▶ WHAT TO PRODUCE: Quote all lines below exactly. Images stay out.

▶ GIVEN DATA:

---*---

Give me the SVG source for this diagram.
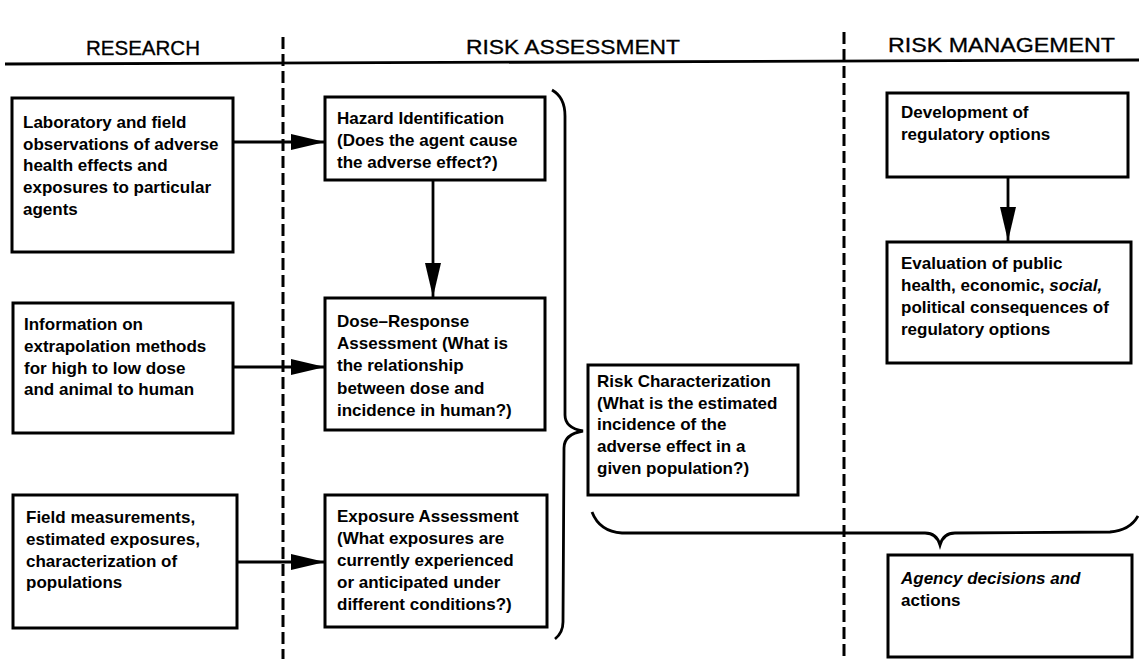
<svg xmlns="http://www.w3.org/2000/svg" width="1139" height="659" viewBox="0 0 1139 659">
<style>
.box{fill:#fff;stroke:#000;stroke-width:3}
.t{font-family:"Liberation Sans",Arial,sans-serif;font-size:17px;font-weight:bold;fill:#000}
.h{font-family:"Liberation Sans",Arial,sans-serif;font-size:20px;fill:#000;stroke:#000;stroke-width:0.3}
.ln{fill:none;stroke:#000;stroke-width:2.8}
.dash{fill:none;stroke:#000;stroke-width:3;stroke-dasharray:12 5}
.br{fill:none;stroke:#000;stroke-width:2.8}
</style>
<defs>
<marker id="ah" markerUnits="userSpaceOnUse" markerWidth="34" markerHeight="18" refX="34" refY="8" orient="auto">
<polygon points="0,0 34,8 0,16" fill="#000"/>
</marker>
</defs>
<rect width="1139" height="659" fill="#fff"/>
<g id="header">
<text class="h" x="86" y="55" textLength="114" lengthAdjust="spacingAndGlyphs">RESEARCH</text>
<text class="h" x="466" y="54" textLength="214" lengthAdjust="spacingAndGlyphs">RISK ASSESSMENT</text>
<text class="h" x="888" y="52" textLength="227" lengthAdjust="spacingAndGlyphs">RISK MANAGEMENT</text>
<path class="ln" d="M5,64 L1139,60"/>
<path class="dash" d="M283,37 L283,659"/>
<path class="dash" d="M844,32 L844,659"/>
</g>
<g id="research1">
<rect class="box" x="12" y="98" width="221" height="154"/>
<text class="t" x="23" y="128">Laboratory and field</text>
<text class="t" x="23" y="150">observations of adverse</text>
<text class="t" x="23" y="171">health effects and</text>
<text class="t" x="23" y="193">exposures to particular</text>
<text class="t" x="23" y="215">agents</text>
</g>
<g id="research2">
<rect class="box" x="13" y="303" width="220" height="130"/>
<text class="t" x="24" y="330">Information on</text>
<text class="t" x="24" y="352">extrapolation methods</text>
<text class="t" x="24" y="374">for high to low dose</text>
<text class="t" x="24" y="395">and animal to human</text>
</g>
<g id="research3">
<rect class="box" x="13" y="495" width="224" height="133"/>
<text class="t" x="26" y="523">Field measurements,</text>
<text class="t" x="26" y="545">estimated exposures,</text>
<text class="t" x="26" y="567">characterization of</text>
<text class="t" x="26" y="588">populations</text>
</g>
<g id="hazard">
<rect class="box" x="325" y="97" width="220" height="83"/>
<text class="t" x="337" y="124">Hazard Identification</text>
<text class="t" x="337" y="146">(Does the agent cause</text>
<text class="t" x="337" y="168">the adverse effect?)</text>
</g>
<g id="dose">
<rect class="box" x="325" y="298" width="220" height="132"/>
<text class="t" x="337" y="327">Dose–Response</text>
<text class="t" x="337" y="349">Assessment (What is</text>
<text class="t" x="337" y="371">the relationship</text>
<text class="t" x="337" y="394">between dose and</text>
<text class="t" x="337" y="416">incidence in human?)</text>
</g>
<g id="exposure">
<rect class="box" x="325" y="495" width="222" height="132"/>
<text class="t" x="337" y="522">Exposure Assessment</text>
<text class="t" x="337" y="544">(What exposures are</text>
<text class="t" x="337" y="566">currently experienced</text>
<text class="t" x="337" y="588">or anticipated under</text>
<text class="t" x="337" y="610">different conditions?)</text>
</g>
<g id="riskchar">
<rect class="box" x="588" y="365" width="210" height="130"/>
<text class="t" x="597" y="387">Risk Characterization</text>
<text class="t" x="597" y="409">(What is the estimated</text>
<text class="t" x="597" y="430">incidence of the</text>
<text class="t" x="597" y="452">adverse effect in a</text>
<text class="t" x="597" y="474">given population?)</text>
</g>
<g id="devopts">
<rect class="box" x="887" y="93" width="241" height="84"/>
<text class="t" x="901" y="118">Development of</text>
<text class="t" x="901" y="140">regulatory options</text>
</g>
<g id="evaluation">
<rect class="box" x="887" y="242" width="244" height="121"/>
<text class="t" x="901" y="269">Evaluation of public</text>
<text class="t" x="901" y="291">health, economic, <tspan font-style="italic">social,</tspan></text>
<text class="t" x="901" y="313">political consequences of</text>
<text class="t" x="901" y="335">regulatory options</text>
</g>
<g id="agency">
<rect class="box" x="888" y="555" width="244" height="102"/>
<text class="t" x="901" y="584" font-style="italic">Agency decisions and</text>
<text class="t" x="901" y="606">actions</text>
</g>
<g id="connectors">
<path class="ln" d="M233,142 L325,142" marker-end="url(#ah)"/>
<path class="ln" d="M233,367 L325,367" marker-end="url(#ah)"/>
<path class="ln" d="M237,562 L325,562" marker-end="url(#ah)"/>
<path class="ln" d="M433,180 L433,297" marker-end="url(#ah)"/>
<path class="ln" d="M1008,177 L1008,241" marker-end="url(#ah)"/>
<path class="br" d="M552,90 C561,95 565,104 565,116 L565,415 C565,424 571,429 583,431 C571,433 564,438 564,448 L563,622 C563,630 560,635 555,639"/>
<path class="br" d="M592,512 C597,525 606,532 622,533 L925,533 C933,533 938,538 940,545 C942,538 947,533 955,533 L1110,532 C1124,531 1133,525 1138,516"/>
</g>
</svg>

---*---

▶ REPLY TO THE TASK:
Give me the SVG source for this diagram.
<svg xmlns="http://www.w3.org/2000/svg" width="1139" height="659" viewBox="0 0 1139 659">
<style>
.box{fill:#fff;stroke:#000;stroke-width:3}
.t{font-family:"Liberation Sans",Arial,sans-serif;font-size:17px;font-weight:bold;fill:#000}
.h{font-family:"Liberation Sans",Arial,sans-serif;font-size:20px;fill:#000;stroke:#000;stroke-width:0.3}
.ln{fill:none;stroke:#000;stroke-width:2.8}
.dash{fill:none;stroke:#000;stroke-width:3;stroke-dasharray:12 5}
.br{fill:none;stroke:#000;stroke-width:2.8}
</style>
<defs>
<marker id="ah" markerUnits="userSpaceOnUse" markerWidth="34" markerHeight="18" refX="34" refY="8" orient="auto">
<polygon points="0,0 34,8 0,16" fill="#000"/>
</marker>
</defs>
<rect width="1139" height="659" fill="#fff"/>
<g id="header">
<text class="h" x="86" y="55" textLength="114" lengthAdjust="spacingAndGlyphs">RESEARCH</text>
<text class="h" x="466" y="54" textLength="214" lengthAdjust="spacingAndGlyphs">RISK ASSESSMENT</text>
<text class="h" x="888" y="52" textLength="227" lengthAdjust="spacingAndGlyphs">RISK MANAGEMENT</text>
<path class="ln" d="M5,64 L1139,60"/>
<path class="dash" d="M283,37 L283,659"/>
<path class="dash" d="M844,32 L844,659"/>
</g>
<g id="research1">
<rect class="box" x="12" y="98" width="221" height="154"/>
<text class="t" x="23" y="128">Laboratory and field</text>
<text class="t" x="23" y="150">observations of adverse</text>
<text class="t" x="23" y="171">health effects and</text>
<text class="t" x="23" y="193">exposures to particular</text>
<text class="t" x="23" y="215">agents</text>
</g>
<g id="research2">
<rect class="box" x="13" y="303" width="220" height="130"/>
<text class="t" x="24" y="330">Information on</text>
<text class="t" x="24" y="352">extrapolation methods</text>
<text class="t" x="24" y="374">for high to low dose</text>
<text class="t" x="24" y="395">and animal to human</text>
</g>
<g id="research3">
<rect class="box" x="13" y="495" width="224" height="133"/>
<text class="t" x="26" y="523">Field measurements,</text>
<text class="t" x="26" y="545">estimated exposures,</text>
<text class="t" x="26" y="567">characterization of</text>
<text class="t" x="26" y="588">populations</text>
</g>
<g id="hazard">
<rect class="box" x="325" y="97" width="220" height="83"/>
<text class="t" x="337" y="124">Hazard Identification</text>
<text class="t" x="337" y="146">(Does the agent cause</text>
<text class="t" x="337" y="168">the adverse effect?)</text>
</g>
<g id="dose">
<rect class="box" x="325" y="298" width="220" height="132"/>
<text class="t" x="337" y="327">Dose–Response</text>
<text class="t" x="337" y="349">Assessment (What is</text>
<text class="t" x="337" y="371">the relationship</text>
<text class="t" x="337" y="394">between dose and</text>
<text class="t" x="337" y="416">incidence in human?)</text>
</g>
<g id="exposure">
<rect class="box" x="325" y="495" width="222" height="132"/>
<text class="t" x="337" y="522">Exposure Assessment</text>
<text class="t" x="337" y="544">(What exposures are</text>
<text class="t" x="337" y="566">currently experienced</text>
<text class="t" x="337" y="588">or anticipated under</text>
<text class="t" x="337" y="610">different conditions?)</text>
</g>
<g id="riskchar">
<rect class="box" x="588" y="365" width="210" height="130"/>
<text class="t" x="597" y="387">Risk Characterization</text>
<text class="t" x="597" y="409">(What is the estimated</text>
<text class="t" x="597" y="430">incidence of the</text>
<text class="t" x="597" y="452">adverse effect in a</text>
<text class="t" x="597" y="474">given population?)</text>
</g>
<g id="devopts">
<rect class="box" x="887" y="93" width="241" height="84"/>
<text class="t" x="901" y="118">Development of</text>
<text class="t" x="901" y="140">regulatory options</text>
</g>
<g id="evaluation">
<rect class="box" x="887" y="242" width="244" height="121"/>
<text class="t" x="901" y="269">Evaluation of public</text>
<text class="t" x="901" y="291">health, economic, <tspan font-style="italic">social,</tspan></text>
<text class="t" x="901" y="313">political consequences of</text>
<text class="t" x="901" y="335">regulatory options</text>
</g>
<g id="agency">
<rect class="box" x="888" y="555" width="244" height="102"/>
<text class="t" x="901" y="584" font-style="italic">Agency decisions and</text>
<text class="t" x="901" y="606">actions</text>
</g>
<g id="connectors">
<path class="ln" d="M233,142 L325,142" marker-end="url(#ah)"/>
<path class="ln" d="M233,367 L325,367" marker-end="url(#ah)"/>
<path class="ln" d="M237,562 L325,562" marker-end="url(#ah)"/>
<path class="ln" d="M433,180 L433,297" marker-end="url(#ah)"/>
<path class="ln" d="M1008,177 L1008,241" marker-end="url(#ah)"/>
<path class="br" d="M552,90 C561,95 565,104 565,116 L565,415 C565,424 571,429 583,431 C571,433 564,438 564,448 L563,622 C563,630 560,635 555,639"/>
<path class="br" d="M592,512 C597,525 606,532 622,533 L925,533 C933,533 938,538 940,545 C942,538 947,533 955,533 L1110,532 C1124,531 1133,525 1138,516"/>
</g>
</svg>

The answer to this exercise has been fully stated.